TASK OBJECTIVE
Omit the images, then print each record below exactly as it reads.

Records from a dataset
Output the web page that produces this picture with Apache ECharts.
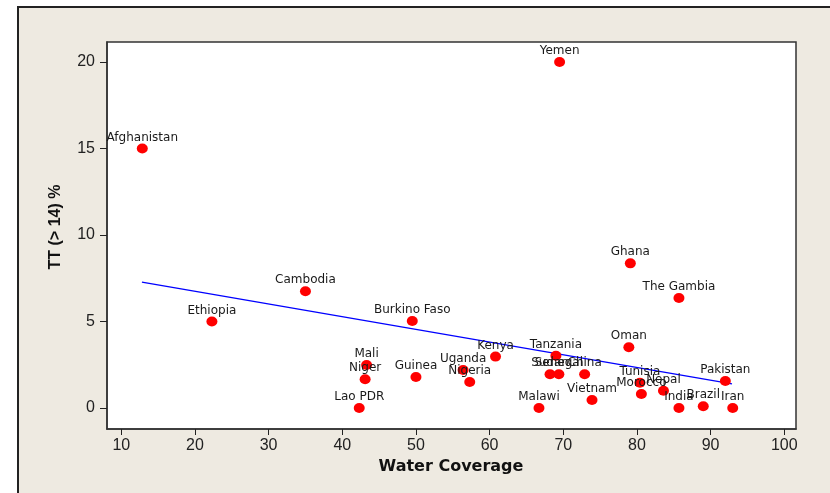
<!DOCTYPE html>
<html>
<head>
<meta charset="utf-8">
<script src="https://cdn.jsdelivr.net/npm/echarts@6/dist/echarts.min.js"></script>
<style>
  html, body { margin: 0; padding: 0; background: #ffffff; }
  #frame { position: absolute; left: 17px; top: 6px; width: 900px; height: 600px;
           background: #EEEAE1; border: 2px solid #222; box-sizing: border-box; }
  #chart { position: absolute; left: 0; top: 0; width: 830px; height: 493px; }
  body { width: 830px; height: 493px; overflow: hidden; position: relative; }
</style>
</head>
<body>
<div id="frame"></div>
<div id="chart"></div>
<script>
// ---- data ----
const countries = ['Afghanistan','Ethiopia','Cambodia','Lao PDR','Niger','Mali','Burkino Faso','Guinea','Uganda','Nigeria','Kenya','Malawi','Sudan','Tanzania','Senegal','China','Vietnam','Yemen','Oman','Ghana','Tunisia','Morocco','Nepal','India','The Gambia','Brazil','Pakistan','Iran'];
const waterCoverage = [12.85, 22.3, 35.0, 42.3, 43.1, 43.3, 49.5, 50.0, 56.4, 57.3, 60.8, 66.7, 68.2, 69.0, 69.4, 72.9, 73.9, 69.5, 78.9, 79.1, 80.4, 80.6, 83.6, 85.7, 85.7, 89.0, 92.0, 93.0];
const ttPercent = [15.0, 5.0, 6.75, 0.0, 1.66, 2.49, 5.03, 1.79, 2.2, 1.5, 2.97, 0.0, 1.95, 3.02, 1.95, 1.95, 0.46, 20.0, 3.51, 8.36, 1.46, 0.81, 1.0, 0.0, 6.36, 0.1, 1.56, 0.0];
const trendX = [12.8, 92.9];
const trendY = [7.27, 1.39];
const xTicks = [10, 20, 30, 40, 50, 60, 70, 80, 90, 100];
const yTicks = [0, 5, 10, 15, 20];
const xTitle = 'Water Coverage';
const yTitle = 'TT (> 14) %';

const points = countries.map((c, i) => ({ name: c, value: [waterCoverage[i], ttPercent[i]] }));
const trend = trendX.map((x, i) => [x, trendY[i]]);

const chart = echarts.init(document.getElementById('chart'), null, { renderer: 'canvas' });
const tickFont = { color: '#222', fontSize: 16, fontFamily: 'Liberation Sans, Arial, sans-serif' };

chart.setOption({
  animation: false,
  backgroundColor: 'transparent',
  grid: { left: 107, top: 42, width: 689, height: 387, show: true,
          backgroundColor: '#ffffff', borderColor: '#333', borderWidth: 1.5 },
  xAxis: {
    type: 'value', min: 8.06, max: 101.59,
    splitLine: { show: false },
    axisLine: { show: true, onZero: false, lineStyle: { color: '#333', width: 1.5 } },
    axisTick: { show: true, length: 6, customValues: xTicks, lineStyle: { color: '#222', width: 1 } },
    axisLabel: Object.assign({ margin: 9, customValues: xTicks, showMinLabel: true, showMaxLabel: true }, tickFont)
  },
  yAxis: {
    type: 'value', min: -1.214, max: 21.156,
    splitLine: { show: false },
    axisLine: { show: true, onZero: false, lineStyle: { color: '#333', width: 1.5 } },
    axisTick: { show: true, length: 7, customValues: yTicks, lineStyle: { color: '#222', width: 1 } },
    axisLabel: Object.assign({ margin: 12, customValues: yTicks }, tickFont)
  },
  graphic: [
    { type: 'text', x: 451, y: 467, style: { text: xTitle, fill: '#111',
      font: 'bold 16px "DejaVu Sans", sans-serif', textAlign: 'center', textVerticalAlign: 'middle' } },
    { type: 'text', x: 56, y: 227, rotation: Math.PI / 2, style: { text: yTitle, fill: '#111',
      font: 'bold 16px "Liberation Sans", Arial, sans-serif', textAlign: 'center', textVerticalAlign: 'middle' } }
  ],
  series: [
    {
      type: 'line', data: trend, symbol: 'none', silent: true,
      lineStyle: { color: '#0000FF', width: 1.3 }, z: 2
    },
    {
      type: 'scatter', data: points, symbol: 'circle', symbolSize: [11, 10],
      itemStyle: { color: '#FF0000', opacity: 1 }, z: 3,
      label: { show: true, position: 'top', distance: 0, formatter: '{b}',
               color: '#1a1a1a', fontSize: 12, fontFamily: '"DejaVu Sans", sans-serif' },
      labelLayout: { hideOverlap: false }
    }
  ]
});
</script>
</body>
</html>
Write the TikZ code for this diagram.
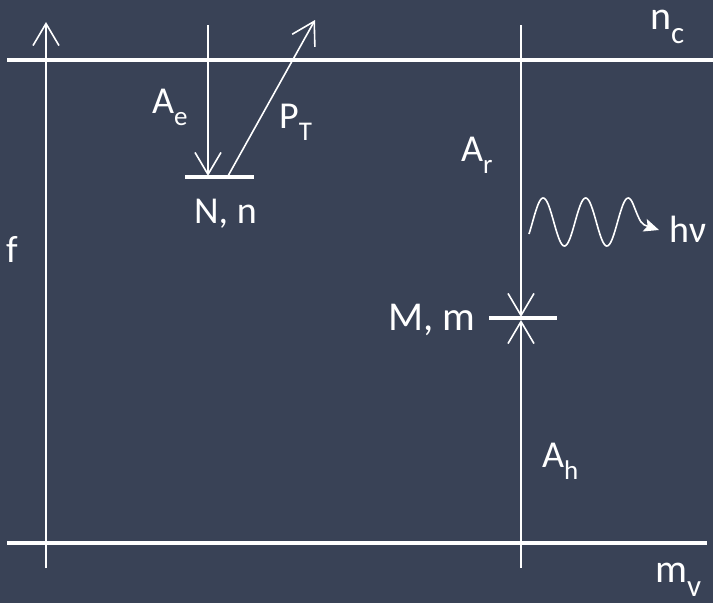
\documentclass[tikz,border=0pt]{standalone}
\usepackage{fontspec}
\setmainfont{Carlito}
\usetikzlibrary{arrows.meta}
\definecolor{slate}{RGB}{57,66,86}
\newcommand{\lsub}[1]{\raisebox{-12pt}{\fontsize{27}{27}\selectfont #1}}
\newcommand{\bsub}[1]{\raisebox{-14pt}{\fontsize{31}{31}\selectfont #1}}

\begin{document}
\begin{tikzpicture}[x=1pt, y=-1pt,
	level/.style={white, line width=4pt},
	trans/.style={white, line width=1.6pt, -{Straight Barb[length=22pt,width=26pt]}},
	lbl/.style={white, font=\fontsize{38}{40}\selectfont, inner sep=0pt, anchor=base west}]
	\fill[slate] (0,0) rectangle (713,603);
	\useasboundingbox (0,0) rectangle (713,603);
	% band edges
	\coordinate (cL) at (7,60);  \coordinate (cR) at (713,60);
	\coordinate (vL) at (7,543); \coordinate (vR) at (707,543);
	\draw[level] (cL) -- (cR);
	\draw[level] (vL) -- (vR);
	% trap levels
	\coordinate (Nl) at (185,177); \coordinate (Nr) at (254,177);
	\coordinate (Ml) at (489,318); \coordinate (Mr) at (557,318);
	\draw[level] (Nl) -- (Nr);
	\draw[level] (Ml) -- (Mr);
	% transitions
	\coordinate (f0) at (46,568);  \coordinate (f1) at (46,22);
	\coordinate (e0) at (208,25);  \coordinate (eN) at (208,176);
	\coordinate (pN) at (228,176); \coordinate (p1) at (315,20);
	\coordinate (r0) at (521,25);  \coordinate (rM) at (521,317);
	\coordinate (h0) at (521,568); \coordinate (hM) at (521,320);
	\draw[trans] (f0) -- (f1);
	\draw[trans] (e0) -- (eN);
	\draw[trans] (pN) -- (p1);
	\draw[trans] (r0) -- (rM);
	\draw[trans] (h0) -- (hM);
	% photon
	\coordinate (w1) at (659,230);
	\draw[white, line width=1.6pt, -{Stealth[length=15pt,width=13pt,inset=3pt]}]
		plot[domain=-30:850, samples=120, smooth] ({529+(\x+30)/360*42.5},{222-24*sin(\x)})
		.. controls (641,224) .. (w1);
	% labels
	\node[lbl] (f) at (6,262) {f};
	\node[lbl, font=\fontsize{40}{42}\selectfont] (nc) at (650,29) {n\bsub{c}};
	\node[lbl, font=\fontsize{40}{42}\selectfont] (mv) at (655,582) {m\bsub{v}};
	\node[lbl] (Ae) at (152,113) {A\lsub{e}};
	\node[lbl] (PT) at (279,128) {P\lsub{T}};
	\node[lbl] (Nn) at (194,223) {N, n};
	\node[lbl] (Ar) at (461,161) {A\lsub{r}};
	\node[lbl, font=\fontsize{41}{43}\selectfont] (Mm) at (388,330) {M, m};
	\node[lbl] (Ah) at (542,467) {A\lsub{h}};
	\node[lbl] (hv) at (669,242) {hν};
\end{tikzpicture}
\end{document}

COMPLETE ANSWER
Output the web page that produces this picture with Apache ECharts.
<!DOCTYPE html>
<html>
<head>
<meta charset="utf-8">
<script src="https://cdn.jsdelivr.net/npm/echarts@6/dist/echarts.min.js"></script>
<style>
  html, body { margin: 0; padding: 0; background: #ffffff; }
  #frame { position: absolute; left: 17px; top: 6px; width: 900px; height: 600px;
           background: #EEEAE1; border: 2px solid #222; box-sizing: border-box; }
  #chart { position: absolute; left: 0; top: 0; width: 830px; height: 493px; }
  body { width: 830px; height: 493px; overflow: hidden; position: relative; }
</style>
</head>
<body>
<div id="frame"></div>
<div id="chart"></div>
<script>
// ---- data ----
const countries = ['Afghanistan','Ethiopia','Cambodia','Lao PDR','Niger','Mali','Burkino Faso','Guinea','Uganda','Nigeria','Kenya','Malawi','Sudan','Tanzania','Senegal','China','Vietnam','Yemen','Oman','Ghana','Tunisia','Morocco','Nepal','India','The Gambia','Brazil','Pakistan','Iran'];
const waterCoverage = [12.85, 22.3, 35.0, 42.3, 43.1, 43.3, 49.5, 50.0, 56.4, 57.3, 60.8, 66.7, 68.2, 69.0, 69.4, 72.9, 73.9, 69.5, 78.9, 79.1, 80.4, 80.6, 83.6, 85.7, 85.7, 89.0, 92.0, 93.0];
const ttPercent = [15.0, 5.0, 6.75, 0.0, 1.66, 2.49, 5.03, 1.79, 2.2, 1.5, 2.97, 0.0, 1.95, 3.02, 1.95, 1.95, 0.46, 20.0, 3.51, 8.36, 1.46, 0.81, 1.0, 0.0, 6.36, 0.1, 1.56, 0.0];
const trendX = [12.8, 92.9];
const trendY = [7.27, 1.39];
const xTicks = [10, 20, 30, 40, 50, 60, 70, 80, 90, 100];
const yTicks = [0, 5, 10, 15, 20];
const xTitle = 'Water Coverage';
const yTitle = 'TT (> 14) %';

const points = countries.map((c, i) => ({ name: c, value: [waterCoverage[i], ttPercent[i]] }));
const trend = trendX.map((x, i) => [x, trendY[i]]);

const chart = echarts.init(document.getElementById('chart'), null, { renderer: 'canvas' });
const tickFont = { color: '#222', fontSize: 16, fontFamily: 'Liberation Sans, Arial, sans-serif' };

chart.setOption({
  animation: false,
  backgroundColor: 'transparent',
  grid: { left: 107, top: 42, width: 689, height: 387, show: true,
          backgroundColor: '#ffffff', borderColor: '#333', borderWidth: 1.5 },
  xAxis: {
    type: 'value', min: 8.06, max: 101.59,
    splitLine: { show: false },
    axisLine: { show: true, onZero: false, lineStyle: { color: '#333', width: 1.5 } },
    axisTick: { show: true, length: 6, customValues: xTicks, lineStyle: { color: '#222', width: 1 } },
    axisLabel: Object.assign({ margin: 9, customValues: xTicks, showMinLabel: true, showMaxLabel: true }, tickFont)
  },
  yAxis: {
    type: 'value', min: -1.214, max: 21.156,
    splitLine: { show: false },
    axisLine: { show: true, onZero: false, lineStyle: { color: '#333', width: 1.5 } },
    axisTick: { show: true, length: 7, customValues: yTicks, lineStyle: { color: '#222', width: 1 } },
    axisLabel: Object.assign({ margin: 12, customValues: yTicks }, tickFont)
  },
  graphic: [
    { type: 'text', x: 451, y: 467, style: { text: xTitle, fill: '#111',
      font: 'bold 16px "DejaVu Sans", sans-serif', textAlign: 'center', textVerticalAlign: 'middle' } },
    { type: 'text', x: 56, y: 227, rotation: Math.PI / 2, style: { text: yTitle, fill: '#111',
      font: 'bold 16px "Liberation Sans", Arial, sans-serif', textAlign: 'center', textVerticalAlign: 'middle' } }
  ],
  series: [
    {
      type: 'line', data: trend, symbol: 'none', silent: true,
      lineStyle: { color: '#0000FF', width: 1.3 }, z: 2
    },
    {
      type: 'scatter', data: points, symbol: 'circle', symbolSize: [11, 10],
      itemStyle: { color: '#FF0000', opacity: 1 }, z: 3,
      label: { show: true, position: 'top', distance: 0, formatter: '{b}',
               color: '#1a1a1a', fontSize: 12, fontFamily: '"DejaVu Sans", sans-serif' },
      labelLayout: { hideOverlap: false }
    }
  ]
});
</script>
</body>
</html>
Write the TikZ code for this diagram.
\documentclass[tikz,border=0pt]{standalone}
\usepackage{fontspec}
\setmainfont{Carlito}
\usetikzlibrary{arrows.meta}
\definecolor{slate}{RGB}{57,66,86}
\newcommand{\lsub}[1]{\raisebox{-12pt}{\fontsize{27}{27}\selectfont #1}}
\newcommand{\bsub}[1]{\raisebox{-14pt}{\fontsize{31}{31}\selectfont #1}}

\begin{document}
\begin{tikzpicture}[x=1pt, y=-1pt,
	level/.style={white, line width=4pt},
	trans/.style={white, line width=1.6pt, -{Straight Barb[length=22pt,width=26pt]}},
	lbl/.style={white, font=\fontsize{38}{40}\selectfont, inner sep=0pt, anchor=base west}]
	\fill[slate] (0,0) rectangle (713,603);
	\useasboundingbox (0,0) rectangle (713,603);
	% band edges
	\coordinate (cL) at (7,60);  \coordinate (cR) at (713,60);
	\coordinate (vL) at (7,543); \coordinate (vR) at (707,543);
	\draw[level] (cL) -- (cR);
	\draw[level] (vL) -- (vR);
	% trap levels
	\coordinate (Nl) at (185,177); \coordinate (Nr) at (254,177);
	\coordinate (Ml) at (489,318); \coordinate (Mr) at (557,318);
	\draw[level] (Nl) -- (Nr);
	\draw[level] (Ml) -- (Mr);
	% transitions
	\coordinate (f0) at (46,568);  \coordinate (f1) at (46,22);
	\coordinate (e0) at (208,25);  \coordinate (eN) at (208,176);
	\coordinate (pN) at (228,176); \coordinate (p1) at (315,20);
	\coordinate (r0) at (521,25);  \coordinate (rM) at (521,317);
	\coordinate (h0) at (521,568); \coordinate (hM) at (521,320);
	\draw[trans] (f0) -- (f1);
	\draw[trans] (e0) -- (eN);
	\draw[trans] (pN) -- (p1);
	\draw[trans] (r0) -- (rM);
	\draw[trans] (h0) -- (hM);
	% photon
	\coordinate (w1) at (659,230);
	\draw[white, line width=1.6pt, -{Stealth[length=15pt,width=13pt,inset=3pt]}]
		plot[domain=-30:850, samples=120, smooth] ({529+(\x+30)/360*42.5},{222-24*sin(\x)})
		.. controls (641,224) .. (w1);
	% labels
	\node[lbl] (f) at (6,262) {f};
	\node[lbl, font=\fontsize{40}{42}\selectfont] (nc) at (650,29) {n\bsub{c}};
	\node[lbl, font=\fontsize{40}{42}\selectfont] (mv) at (655,582) {m\bsub{v}};
	\node[lbl] (Ae) at (152,113) {A\lsub{e}};
	\node[lbl] (PT) at (279,128) {P\lsub{T}};
	\node[lbl] (Nn) at (194,223) {N, n};
	\node[lbl] (Ar) at (461,161) {A\lsub{r}};
	\node[lbl, font=\fontsize{41}{43}\selectfont] (Mm) at (388,330) {M, m};
	\node[lbl] (Ah) at (542,467) {A\lsub{h}};
	\node[lbl] (hv) at (669,242) {hν};
\end{tikzpicture}
\end{document}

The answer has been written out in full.